Chapter Sixty, in which We find Ourselves in the digital Renaissance

What do Erasmus, Bacon, Jonson, Milton, and Locke have in common with Sylvia, Julie, Ella, Stefanie, and Your Bibliothecary?

The Renaissance provided the backdrop for the height of popularity of what is known as the commonplace book. The times had seen a sudden flood of information, and commonplace books became one means of organizing and remembering items of personal significance. Wikipedia broadly defines commonplace books as "essentially scrapbooks filled with items of every kind: medical recipes, letters, poems, tables of weights and measures, proverbs, prayers, legal formulas."

The term was originally one of rhetoric, signifying a passage that could be generally applied in the locus communis, or the common place. By using these books to record items of particular interest, readers became the center of their own books, what Barbara M. Benedict, in Making the Modern Reader: Cultural Mediation in Early Modern Literary Anthologies, calls "the locus of meaning from which the collected texts differ." For the average reader who recorded their thoughts and criticisms with each passage, these books became a social skill as well as a personal pleasure. And though many modern researchers pay them scant attention, such commonplace books are printed guides to the cultures of their times.

The 2001 exhibition Commonplace Books: Manuscripts and Printed Books from Antiquity to the Twentieth Century, at the Beinecke Library at Yale University featured the collections of Seneca, Saint Bernard de Clairvaux, John Locke, Edward Gibbon, and W.H. Auden among many others. But, in Bell's Common Place Book, for the Pocket: Form'd generally upon the Principles Recommended and Practiced by Mr. Locke (London: 1770), John Bell noted that a commonplace book

...is not solely for the Divine, the Lawyer, the Poet, Philosopher, or Historian. . . . It is for the use and emolument of the man of business as well as of letters; for men of fashion and fortune as well as of study; for the Traveller, the Trader, and in short for all those who would form a system of useful and agreeable knowledge, in a manner peculiar to themselves, while they are following their accustomed pursuits, either of profit or pleasure.

Dougj provides a fine explanation of commonplace books, and how to make and use one, in One and Two parts. His site also gives one a good sense of how a commonplace book was normally organized, with each entry indexed by heading for easy reference. He cites Robert Darnton ("Extraordinary Commonplaces," The New York Review of Books, December 21, 2000), who said that, for compilers of commonplace books, reading and writing were inseperable acts in an effort to make sense of things. In other words, keeping a commonplace book was a way of damming up the stream of experience and swimming in it, another necessary act of devotion.
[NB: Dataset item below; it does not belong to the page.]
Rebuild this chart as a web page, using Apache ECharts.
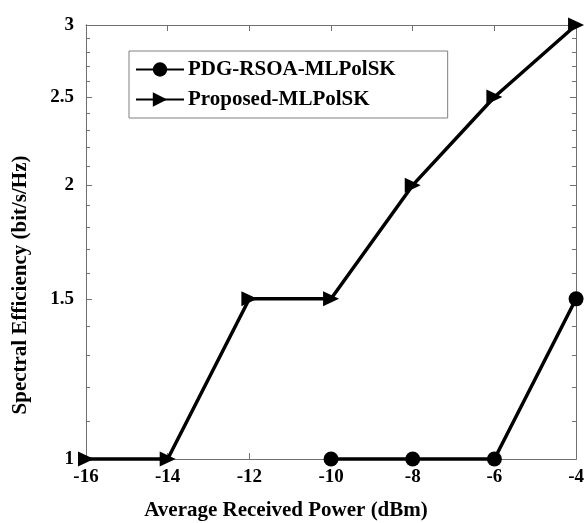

Darnton goes on to say that "commonplacing as a practice probably began in the twelfth century and remained widespread among the Victorians. It disappeared long before the advent of the sound bite." Perhaps he hasn't visited any of the blogs Your Bibliothecary noted at the start. What more is there to blogging than copying a pithy passage under an appropriate heading and adding observations made in the course of daily life?

The allure of the weblog today is the same as the allure of Bell's blank manuscript books that offered a person the opportunity to participate in printed culture, both as writers and readers of their own identity. His quote, too, would fit well in any blog's "ABOUT" category. Thus we come to know ourselves and one another with each blog entry, posting, or chapter--literal entries into the thoughts and feelings of the person who wrote them.

We embrace the digital age and call it our own, but the roots are firmly planted in the Renaissance, and we find ourselves now still coming to understand the universe and our place in it by means no different than people did then.

1 comment:

  1. I don't think I have ever been mentioned in the same breath as Mr. Milton and Mr. Bacon. I am, of course, highly flattered.

    Also I think you are absolutely right. Even a quick scan of the litblogs out there shows a huge quantity of (mostly) excellent thinking and writing.